* [Required task] Transcribe the material in full. Nothing should differ except that the pictures are left out.

* [Record excerpts]
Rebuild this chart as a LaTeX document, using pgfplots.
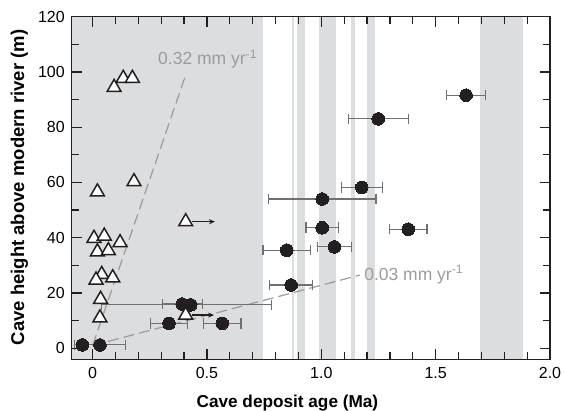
\documentclass[border=0pt]{standalone}
\usepackage{fontspec}
\setmainfont{Liberation Sans}
\usepackage{pgfplots}
\pgfplotsset{compat=1.18}
\usetikzlibrary{arrows.meta}
\definecolor{band}{HTML}{DCDDDE}
\definecolor{ebar}{HTML}{707070}
\definecolor{dashc}{HTML}{9B9B9B}
\definecolor{ink}{HTML}{231F20}
\begin{document}
\begin{tikzpicture}
\useasboundingbox (-71.7pt,-51.7pt) rectangle (492.3pt,359.3pt);
\begin{axis}[
  at={(0pt,0pt)}, anchor=south west,
  scale only axis, width=478.3pt, height=342.6pt,
  xmin=-0.0914, xmax=2.0, ymin=-4, ymax=120,
  axis on top,
  axis line style={ink, line width=1.5pt},
  xtick={0,0.5,1,1.5,2}, xticklabels={0,0.5,1.0,1.5,2.0},
  minor xtick={0.1,0.2,0.3,0.4,0.6,0.7,0.8,0.9,1.1,1.2,1.3,1.4,1.6,1.7,1.8,1.9},
  ytick={0,20,...,120}, minor ytick={10,30,...,110},
  tick align=inside, major tick length=10pt, minor tick length=7pt,
  tick style={ink, line width=1.2pt},
  ticklabel style={font=\fontsize{16}{19}\selectfont},
  /pgf/number format/assume math mode=true,
  yticklabel style={xshift=-3.4pt},
  xticklabel style={yshift=-4.4pt},
  xlabel={Cave deposit age (Ma)},
  ylabel={Cave height above modern river (m)},
  xlabel style={font=\fontsize{17.2}{20}\selectfont\bfseries, at={(axis description cs:0.451,-0.1407)}, anchor=base},
  ylabel style={font=\fontsize{18.5}{21}\selectfont\bfseries, at={(axis description cs:-0.0997,0.5015)}, anchor=base},
]
% shaded bands
\addplot[fill=band, draw=none, forget plot] coordinates {(-0.0914,-4) (0.746,-4) (0.746,120) (-0.0914,120)} -- cycle;
\addplot[fill=band, draw=none, forget plot] coordinates {(0.871,-4) (0.881,-4) (0.881,120) (0.871,120)} -- cycle;
\addplot[fill=band, draw=none, forget plot] coordinates {(0.892,-4) (0.929,-4) (0.929,120) (0.892,120)} -- cycle;
\addplot[fill=band, draw=none, forget plot] coordinates {(0.991,-4) (1.064,-4) (1.064,120) (0.991,120)} -- cycle;
\addplot[fill=band, draw=none, forget plot] coordinates {(1.129,-4) (1.147,-4) (1.147,120) (1.129,120)} -- cycle;
\addplot[fill=band, draw=none, forget plot] coordinates {(1.198,-4) (1.235,-4) (1.235,120) (1.198,120)} -- cycle;
\addplot[fill=band, draw=none, forget plot] coordinates {(1.694,-4) (1.881,-4) (1.881,120) (1.694,120)} -- cycle;
% tick marks on all four sides (inward)
\pgfplotsinvokeforeach{0,0.5,1,1.5,2}{
  \draw[ink, line width=1.2pt] (axis cs:#1,-4) -- ++(0pt,10pt);
  \draw[ink, line width=1.2pt] (axis cs:#1,120) -- ++(0pt,-10pt);
}
\pgfplotsinvokeforeach{0.1,0.2,0.3,0.4,0.6,0.7,0.8,0.9,1.1,1.2,1.3,1.4,1.6,1.7,1.8,1.9}{
  \draw[ink, line width=1.2pt] (axis cs:#1,-4) -- ++(0pt,7pt);
  \draw[ink, line width=1.2pt] (axis cs:#1,120) -- ++(0pt,-7pt);
}
\pgfplotsinvokeforeach{0,20,40,60,80,100,120}{
  \draw[ink, line width=1.2pt] (axis cs:-0.0914,#1) -- ++(10pt,0pt);
  \draw[ink, line width=1.2pt] (axis cs:2,#1) -- ++(-10pt,0pt);
}
\pgfplotsinvokeforeach{10,30,50,70,90,110}{
  \draw[ink, line width=1.2pt] (axis cs:-0.0914,#1) -- ++(7pt,0pt);
  \draw[ink, line width=1.2pt] (axis cs:2,#1) -- ++(-7pt,0pt);
}
% incision-rate lines
\addplot[dashc, line width=1.2pt, dash pattern=on 11pt off 5pt, forget plot] coordinates {(0,1) (0.407,98.9)};
\addplot[dashc, line width=1.2pt, dash pattern=on 11pt off 5pt, forget plot] coordinates {(0,1) (1.169,26.5)};
% dated deposits with age uncertainty
\addplot[only marks, mark=*, mark size=6.3pt, mark options={fill=ink, draw=ink, line width=0pt},
  error bars/.cd, x dir=both, x explicit,
  error bar style={draw=ebar, line width=1.1pt},
  error mark=|,
  error mark options={draw=ebar, line width=1.1pt, mark size=5.3pt}]
coordinates {
  (-0.045,1.2) +- (0,0)
  (0.032,1.2) +- (0.11,0)
  (0.334,9.0) +- (0.081,0)
  (0.567,9.0) +- (0.082,0)
  (0.392,16.0) +- (0.087,0)
  (0.429,15.7) += (0.354,0) -= (0.389,0)
  (0.849,35.5) +- (0.104,0)
  (0.868,22.9) +- (0.094,0)
  (1.004,54.0) +- (0.235,0)
  (1.177,58.2) +- (0.089,0)
  (1.004,43.6) +- (0.071,0)
  (1.057,36.7) +- (0.075,0)
  (1.380,43.1) +- (0.082,0)
  (1.249,83.0) +- (0.131,0)
  (1.633,91.6) +- (0.084,0)
};
% minimum-age deposits
\addplot[ink, line width=1.3pt, -{Stealth[length=6pt,width=5pt]}, forget plot] coordinates {(0.433,45.8) (0.535,45.8)};
\addplot[ink, line width=1.3pt, -{Stealth[length=6pt,width=5pt]}, forget plot] coordinates {(0.433,12.0) (0.531,12.0)};
\addplot[only marks, mark=triangle*, mark size=8pt, mark options={fill=white, draw=ink, line width=1.5pt}]
coordinates {
  (0.094,94.4) (0.134,97.7) (0.174,97.7) (0.181,60.3) (0.021,56.6)
  (0.407,45.8) (0.006,39.8) (0.051,40.6) (0.120,38.2) (0.021,34.9)
  (0.069,35.3) (0.040,26.7) (0.015,24.7) (0.088,25.5) (0.035,17.7)
  (0.032,11.0) (0.407,12.0)
};
\node[anchor=west, inner sep=0pt, text=dashc, font=\fontsize{17.5}{20}\selectfont] at (axis cs:0.286,104.6) {0.32 mm yr\textsuperscript{-1}};
\node[anchor=west, inner sep=0pt, text=dashc, font=\fontsize{17.5}{20}\selectfont] at (axis cs:1.187,26.7) {0.03 mm yr\textsuperscript{-1}};
\end{axis}
\end{tikzpicture}
\end{document}
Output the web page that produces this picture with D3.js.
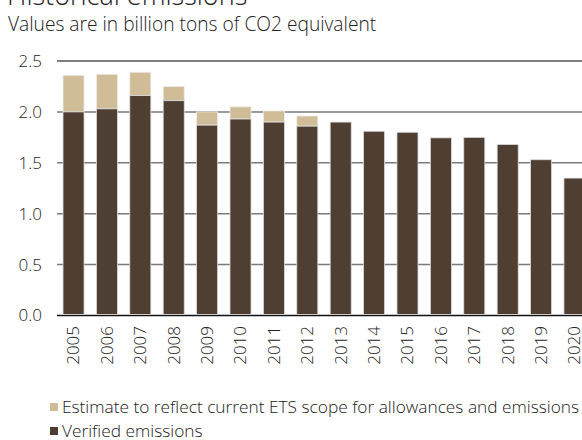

* [Final answer]
Rebuild this chart as a LaTeX document, using pgfplots.
\documentclass[border=0pt]{standalone}
\usepackage{fontspec}
\setmainfont{Liberation Sans}
\usepackage{pgfplots}
\pgfplotsset{compat=1.18}
\usetikzlibrary{arrows.meta}
\definecolor{band}{HTML}{DCDDDE}
\definecolor{ebar}{HTML}{707070}
\definecolor{dashc}{HTML}{9B9B9B}
\definecolor{ink}{HTML}{231F20}
\begin{document}
\begin{tikzpicture}
\useasboundingbox (-71.7pt,-51.7pt) rectangle (492.3pt,359.3pt);
\begin{axis}[
  at={(0pt,0pt)}, anchor=south west,
  scale only axis, width=478.3pt, height=342.6pt,
  xmin=-0.0914, xmax=2.0, ymin=-4, ymax=120,
  axis on top,
  axis line style={ink, line width=1.5pt},
  xtick={0,0.5,1,1.5,2}, xticklabels={0,0.5,1.0,1.5,2.0},
  minor xtick={0.1,0.2,0.3,0.4,0.6,0.7,0.8,0.9,1.1,1.2,1.3,1.4,1.6,1.7,1.8,1.9},
  ytick={0,20,...,120}, minor ytick={10,30,...,110},
  tick align=inside, major tick length=10pt, minor tick length=7pt,
  tick style={ink, line width=1.2pt},
  ticklabel style={font=\fontsize{16}{19}\selectfont},
  /pgf/number format/assume math mode=true,
  yticklabel style={xshift=-3.4pt},
  xticklabel style={yshift=-4.4pt},
  xlabel={Cave deposit age (Ma)},
  ylabel={Cave height above modern river (m)},
  xlabel style={font=\fontsize{17.2}{20}\selectfont\bfseries, at={(axis description cs:0.451,-0.1407)}, anchor=base},
  ylabel style={font=\fontsize{18.5}{21}\selectfont\bfseries, at={(axis description cs:-0.0997,0.5015)}, anchor=base},
]
% shaded bands
\addplot[fill=band, draw=none, forget plot] coordinates {(-0.0914,-4) (0.746,-4) (0.746,120) (-0.0914,120)} -- cycle;
\addplot[fill=band, draw=none, forget plot] coordinates {(0.871,-4) (0.881,-4) (0.881,120) (0.871,120)} -- cycle;
\addplot[fill=band, draw=none, forget plot] coordinates {(0.892,-4) (0.929,-4) (0.929,120) (0.892,120)} -- cycle;
\addplot[fill=band, draw=none, forget plot] coordinates {(0.991,-4) (1.064,-4) (1.064,120) (0.991,120)} -- cycle;
\addplot[fill=band, draw=none, forget plot] coordinates {(1.129,-4) (1.147,-4) (1.147,120) (1.129,120)} -- cycle;
\addplot[fill=band, draw=none, forget plot] coordinates {(1.198,-4) (1.235,-4) (1.235,120) (1.198,120)} -- cycle;
\addplot[fill=band, draw=none, forget plot] coordinates {(1.694,-4) (1.881,-4) (1.881,120) (1.694,120)} -- cycle;
% tick marks on all four sides (inward)
\pgfplotsinvokeforeach{0,0.5,1,1.5,2}{
  \draw[ink, line width=1.2pt] (axis cs:#1,-4) -- ++(0pt,10pt);
  \draw[ink, line width=1.2pt] (axis cs:#1,120) -- ++(0pt,-10pt);
}
\pgfplotsinvokeforeach{0.1,0.2,0.3,0.4,0.6,0.7,0.8,0.9,1.1,1.2,1.3,1.4,1.6,1.7,1.8,1.9}{
  \draw[ink, line width=1.2pt] (axis cs:#1,-4) -- ++(0pt,7pt);
  \draw[ink, line width=1.2pt] (axis cs:#1,120) -- ++(0pt,-7pt);
}
\pgfplotsinvokeforeach{0,20,40,60,80,100,120}{
  \draw[ink, line width=1.2pt] (axis cs:-0.0914,#1) -- ++(10pt,0pt);
  \draw[ink, line width=1.2pt] (axis cs:2,#1) -- ++(-10pt,0pt);
}
\pgfplotsinvokeforeach{10,30,50,70,90,110}{
  \draw[ink, line width=1.2pt] (axis cs:-0.0914,#1) -- ++(7pt,0pt);
  \draw[ink, line width=1.2pt] (axis cs:2,#1) -- ++(-7pt,0pt);
}
% incision-rate lines
\addplot[dashc, line width=1.2pt, dash pattern=on 11pt off 5pt, forget plot] coordinates {(0,1) (0.407,98.9)};
\addplot[dashc, line width=1.2pt, dash pattern=on 11pt off 5pt, forget plot] coordinates {(0,1) (1.169,26.5)};
% dated deposits with age uncertainty
\addplot[only marks, mark=*, mark size=6.3pt, mark options={fill=ink, draw=ink, line width=0pt},
  error bars/.cd, x dir=both, x explicit,
  error bar style={draw=ebar, line width=1.1pt},
  error mark=|,
  error mark options={draw=ebar, line width=1.1pt, mark size=5.3pt}]
coordinates {
  (-0.045,1.2) +- (0,0)
  (0.032,1.2) +- (0.11,0)
  (0.334,9.0) +- (0.081,0)
  (0.567,9.0) +- (0.082,0)
  (0.392,16.0) +- (0.087,0)
  (0.429,15.7) += (0.354,0) -= (0.389,0)
  (0.849,35.5) +- (0.104,0)
  (0.868,22.9) +- (0.094,0)
  (1.004,54.0) +- (0.235,0)
  (1.177,58.2) +- (0.089,0)
  (1.004,43.6) +- (0.071,0)
  (1.057,36.7) +- (0.075,0)
  (1.380,43.1) +- (0.082,0)
  (1.249,83.0) +- (0.131,0)
  (1.633,91.6) +- (0.084,0)
};
% minimum-age deposits
\addplot[ink, line width=1.3pt, -{Stealth[length=6pt,width=5pt]}, forget plot] coordinates {(0.433,45.8) (0.535,45.8)};
\addplot[ink, line width=1.3pt, -{Stealth[length=6pt,width=5pt]}, forget plot] coordinates {(0.433,12.0) (0.531,12.0)};
\addplot[only marks, mark=triangle*, mark size=8pt, mark options={fill=white, draw=ink, line width=1.5pt}]
coordinates {
  (0.094,94.4) (0.134,97.7) (0.174,97.7) (0.181,60.3) (0.021,56.6)
  (0.407,45.8) (0.006,39.8) (0.051,40.6) (0.120,38.2) (0.021,34.9)
  (0.069,35.3) (0.040,26.7) (0.015,24.7) (0.088,25.5) (0.035,17.7)
  (0.032,11.0) (0.407,12.0)
};
\node[anchor=west, inner sep=0pt, text=dashc, font=\fontsize{17.5}{20}\selectfont] at (axis cs:0.286,104.6) {0.32 mm yr\textsuperscript{-1}};
\node[anchor=west, inner sep=0pt, text=dashc, font=\fontsize{17.5}{20}\selectfont] at (axis cs:1.187,26.7) {0.03 mm yr\textsuperscript{-1}};
\end{axis}
\end{tikzpicture}
\end{document}
Output the web page that produces this picture with D3.js.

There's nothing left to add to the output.